视频处理全流程:抽帧 -> 打标 -> 向量化#

Available at MaxFrame 2.6.0

背景信息#

自动驾驶车辆在研发和运营过程中会持续采集海量摄像头视频数据。这些数据覆盖不同道路类型、交通流、天气光照和复杂事件,是模型训练、场景挖掘、数据闭环和效果评测的重要基础。

然而,原始视频通常缺乏结构化标签,人工筛选和整理成本高,导致高价值样本发现难、数据复用效率低。为提升海量视频数据的管理和利用效率,需要对视频进行帧级理解与标准化加工:

  1. 视频抽帧:通过 FFmpeg 按指定帧率抽取关键帧图片。

  2. 图片打标:调用百炼多模态大模型自动生成场景标签和语义描述。

  3. 向量化:提取 Embedding 向量,形成可用于检索、聚类、样本筛选和分析的统一特征底座。

本方案依托 MaxFrame 的分布式处理能力,实现视频数据的端到端批量处理,帮助将非结构化视频数据转化为可检索、可分析、可复用的数据资产。

适用场景#

  • 海量视频数据自动打标与管理。

  • 相似场景检索与样本召回。

  • 异常事件与长尾场景发现。

  • 数据聚类分析与分布评估。

  • 训练、评测与数据闭环支撑。

方案核心流程#

视频理解与向量化处理流程

前提条件#

#

条件

说明

1

开通 MaxCompute

需要一个已开通的 MaxCompute 项目,并具备有效的 Access ID / Access Key。

2

开通 DPE 引擎

apply_chunk 阶段在 DPE 上执行。

3

上传视频至 OSS

原始视频已存储在目标 OSS Bucket 中。

4

OSS RAM 角色授权

配置用于 OSS 挂载访问的 Role ARN。

5

百炼 API Key

用于多模态打标与向量化模型调用。

6

包含 FFmpeg 的自定义镜像

阶段一抽帧需要使用包含 FFmpeg 的 MaxCompute 自定义镜像。该镜像必须和 MaxCompute 项目处于同一地域。

7

MaxFrame SDK 版本

请使用 MaxFrame SDK 2.6.0 及以上版本(pip install maxframe>=2.6.0)。

自定义镜像#

为什么需要自定义镜像?#

默认 DPE 运行时仅包含 Python,不包含 FFmpeg;阶段一抽帧依赖 FFmpeg 可执行文件。快速验证时,可以复用同地域已经验证过的 FFmpeg 镜像。

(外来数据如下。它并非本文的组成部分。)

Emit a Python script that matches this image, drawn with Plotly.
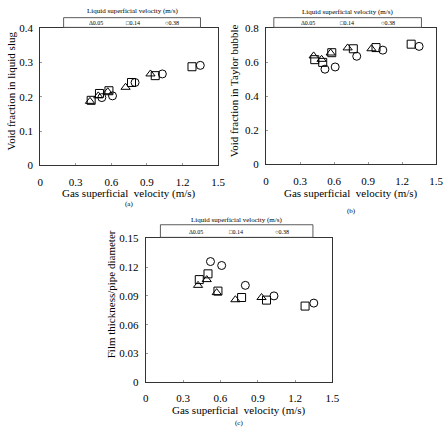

生产环境建议自行构建并发布与 MaxCompute 项目同地域的镜像,然后将 odps.session.image 设置为该镜像名称。

Dockerfile 示例:

FROM registry.cn-zhangjiakou.aliyuncs.com/maxcompute_image/ubuntu_20.04:latest

RUN apt-get update && DEBIAN_FRONTEND=noninteractive apt-get install -y \
    ffmpeg \
    && rm -rf /var/lib/apt/lists/*

COPY ossfs2_2.0.3.1_linux_x86_64.deb /tmp/
RUN apt install /tmp/ossfs2_2.0.3.1_linux_x86_64.deb

WORKDIR /workspace
ENV MF_PYTHON_EXECUTABLE="/usr/ali/python3.11.7/bin/python3"

环境准备与会话创建#

import glob
import json
import math
import os
import subprocess

import numpy as np
import pandas as pd
import maxframe.dataframe as md
from maxframe.config import options
from maxframe.session import new_session
from maxframe.udf import with_fs_mount, with_python_requirements, with_running_options
from maxframe.dataframe.utils import parse_index
from odps import ODPS

options.sql.settings = {"odps.session.image": "<your_ffmpeg_image_name>"}
options.dag.settings = {"engine_order": ["DPE", "MCSQL"]}
options.dpe.settings = {
    "substep.internal_network_whitelist": [
        "intranet-cn-beijing.dashscope.aliyuncs.com:443",
    ],
}

o = ODPS(
    access_id="<your_access_id>",
    secret_access_key="<your_secret_access_key>",
    project="<your_maxcompute_project>",
    endpoint="https://service.<region>.maxcompute.aliyun.com/api",
)
session = new_session(o)
print(f"Session ID : {session.session_id}")
print(f"LogView    : {session.get_logview_address()}")

全局参数配置:

OSS_ENDPOINT = "<your_oss_endpoint>"  # for example: oss-cn-hangzhou.aliyuncs.com
OSS_BUCKET = "<your_oss_bucket>"
OSS_PATH = "<your_video_prefix>/"
ROLE_ARN = "acs:ram::<account_id>:role/<your_role_name>"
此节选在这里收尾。